Our correspondent gathered that business has been dull for local operators in the local shipping sector since the NNPC moved from importing 90 per cent of petroleum product to being the sole importer of the product.

In the past, independent oil marketers belonging to the Major Oil Marketers Association of Nigeria; Independent Petroleum Marketers of Nigeria; Depot and Petroleum Marketers Association; and Jetties and Petroleum Tank Farm Owners of Nigeria, and the NNPC imported the shortfall of petrol that the inefficient local refineries in Nigeria couldn’t produce.

The associations shared the fuel importation quota with NNPC on a 60-40 per cent basis.

These association members mostly engaged the services of local shipowners to lift their product, but that ended when the NNPC took over, our correspondent gathered.

“The NNPC uses its own vessels which are usually foreign-owned vessels to lift products,” Aminu Umar, the President, Shipowners Association of Nigeria, told our correspondent.

He reasoned that according to the cabotage law, only Nigerian-owned and flagged vessels were permitted to operate in the country’s territorial waters, lamenting that foreign vessels had taken over both the coastal and cabotage trade.

On the importation quota that has been taken over by the NNPC, he said, “We are hoping that the Federal Government will reverse the importation formula after May 29, because the current situation is killing local shipping business.”

During a stakeholders’ meeting recently, a maritime and logistics expert and the Chief Executive Officer of Starz Investment company, Mr Greg Ogbeifun, said the local shipping sector suffered a demise owing to the poor implementation of the cabotage Act and the lack of disbursement of the Cabotage Vessel Financing fund to the operators in the sector.

The cabotage fund was established in 2004 and is drawn from contracts awarded to local shipping operators.

The fund was set up to provide finance for the operators to buy new vessels and maintain existing ones.

But Ogbeifun observed that for over 15 years since the fund was established, no local operator had  been able to access it.

He said this had undermined the ability of the operators to expand their business and build capacity, and resulted in foreign shipowners having an edge over the local operators.

He lamented that at a point, international oil companies had stopped employing the services of local shipping companies.
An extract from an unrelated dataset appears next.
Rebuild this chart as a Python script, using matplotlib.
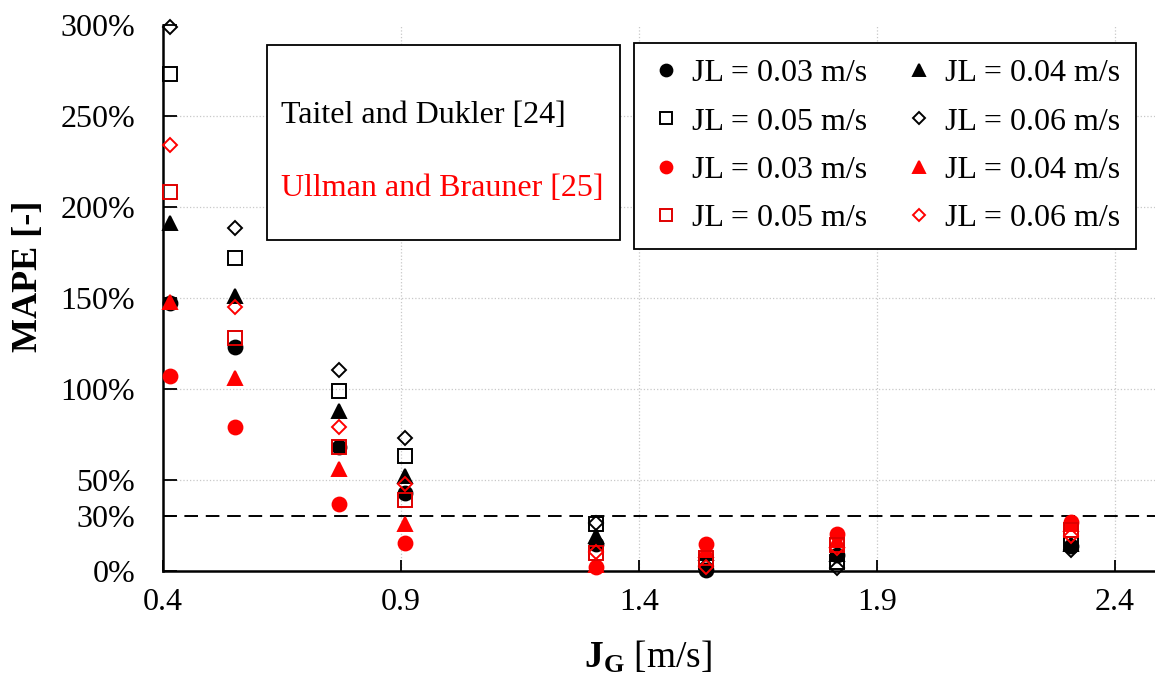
import matplotlib
matplotlib.use('Agg')
import matplotlib.pyplot as plt
from matplotlib.patches import Rectangle

plt.rcParams['font.family'] = 'Liberation Serif'
plt.rcParams['font.size'] = 23
plt.rcParams['mathtext.fontset'] = 'custom'
plt.rcParams['mathtext.rm'] = 'Liberation Serif'
plt.rcParams['mathtext.bf'] = 'Liberation Serif:bold'

# gas superficial velocity JG [m/s]
jg = [0.415, 0.551, 0.770, 0.908, 1.309, 1.540, 1.815, 2.307]

# MAPE [%] - Taitel and Dukler (black)
td_003 = [147, 123, 68, 43, 15, 0.5, 9, 13.5]
td_004 = [191, 151, 88, 52, 19, 10, 9.5, 15]
td_005 = [273, 172, 99, 63, 26, 5, 5, 15]
td_006 = [299, 188.5, 110.5, 73, 26.5, 3, 1.8, 11.5]

# MAPE [%] - Ullman and Brauner (red)
ub_003 = [107, 79, 37, 15.5, 2.4, 15, 20.5, 27]
ub_004 = [148, 106, 56, 26, 3.5, 11.5, 17, 26]
ub_005 = [208, 128, 68, 39, 10, 7, 14.5, 22.5]
ub_006 = [234, 145, 79, 48, 10.5, 2.4, 12.5, 19]

yticks = [0, 30, 50, 100, 150, 200, 250, 300]
xticks = [0.4, 0.9, 1.4, 1.9, 2.4]

fig = plt.figure(figsize=(11.55, 6.77), dpi=100)
ax = fig.add_axes([0.1411, 0.1566, 0.8589, 0.8065])

# grid
for v in [50, 100, 150, 200, 250]:
    ax.axhline(v, color='#c8c8c8', ls=':', lw=0.9, zorder=0)
for v in xticks[1:]:
    ax.axvline(v, color='#c8c8c8', ls=':', lw=0.9, zorder=0)

ax.axhline(30, color='black', ls=(0, (7, 4)), lw=1.4, zorder=1)

def pts(y, marker, color, filled, label, ms):
    h, = ax.plot(jg, y, ls='none', marker=marker, ms=ms,
                 mfc=color if filled else 'none', mec=color, mew=1.4,
                 label=label, clip_on=False, zorder=3)
    return h

h1 = pts(td_003, 'o', 'black', True, 'JL = 0.03 m/s', 10)
h2 = pts(td_004, '^', 'black', True, 'JL = 0.04 m/s', 10)
h3 = pts(td_005, 's', 'black', False, 'JL = 0.05 m/s', 9.5)
h4 = pts(td_006, 'D', 'black', False, 'JL = 0.06 m/s', 7)
h5 = pts(ub_003, 'o', 'red', True, 'JL = 0.03 m/s', 10)
h6 = pts(ub_004, '^', 'red', True, 'JL = 0.04 m/s', 10)
h7 = pts(ub_005, 's', '#e00000', False, 'JL = 0.05 m/s', 9.5)
h8 = pts(ub_006, 'D', 'red', False, 'JL = 0.06 m/s', 7)

ax.set_xlim(0.4, 2.484)
ax.set_ylim(0, 300)
ax.set_xticks(xticks)
ax.set_xticklabels(['0.4', '0.9', '1.4', '1.9', '2.4'])
ax.set_yticks(yticks)
ax.set_yticklabels([f'{v}%' for v in yticks])
ax.tick_params(axis='y', direction='in', length=10, width=1.3, pad=20)
ax.tick_params(axis='x', direction='in', length=8, width=1.3, pad=12)

ax.spines['top'].set_visible(False)
ax.spines['right'].set_visible(False)
ax.spines['left'].set_linewidth(1.8)
ax.spines['bottom'].set_linewidth(1.8)

ax.set_ylabel('MAPE [-]', fontweight='bold', fontsize=26)
ax.yaxis.set_label_coords(-0.119, 0.54)
ax.set_xlabel(r'$\mathbf{J_G}$ [m/s]', fontsize=27)
ax.xaxis.set_label_coords(0.489, -0.125)

# model box
ax.add_patch(Rectangle((0.105, 0.606), 0.356, 0.357, transform=ax.transAxes,
                       fill=True, fc='white', ec='black', lw=1.3, zorder=4))
ax.text(0.119, 0.835, 'Taitel and Dukler [24]', transform=ax.transAxes,
        va='center', ha='left', color='black', zorder=5)
ax.text(0.119, 0.701, 'Ullman and Brauner [25]', transform=ax.transAxes,
        va='center', ha='left', color='red', zorder=5)

order = [h1, h3, h5, h7, h2, h4, h6, h8]
leg = ax.legend(order, [h.get_label() for h in order],
                ncol=2, loc='upper left', bbox_to_anchor=(634 / 1155, 1 - 43 / 677),
                bbox_transform=fig.transFigure, fancybox=False, framealpha=1,
                edgecolor='black', markerscale=0.85, handlelength=1.0,
                handletextpad=0.3, columnspacing=1.15, labelspacing=0.59,
                borderpad=0.5, borderaxespad=0)
leg.get_frame().set_linewidth(1.3)
leg.set_zorder(5)

fig.savefig('out.png', dpi=100)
A local shipping line operator, Taofik Adegbite, pointed out that the reason firms stopped employing the services of local shipping companies was that local shipping firms lacked the capacity to execute contracts given to them.

According to Umar, the Cabotage Act aimed to develop the capacity of the Nigerian shipping sector to 95 per cent.

He said, “But you cannot build capacity when you don’t have business. The person that has capacity, his country gave him enough support. It means that even if you have capacity and there is no business and you are not making money, the capacity will diminish.

“If you are not able to develop in your own country, how can you go and compete in the global space?

“Eventually all the assets one spent money on will decay because there is no work and they will say one has no capacity.”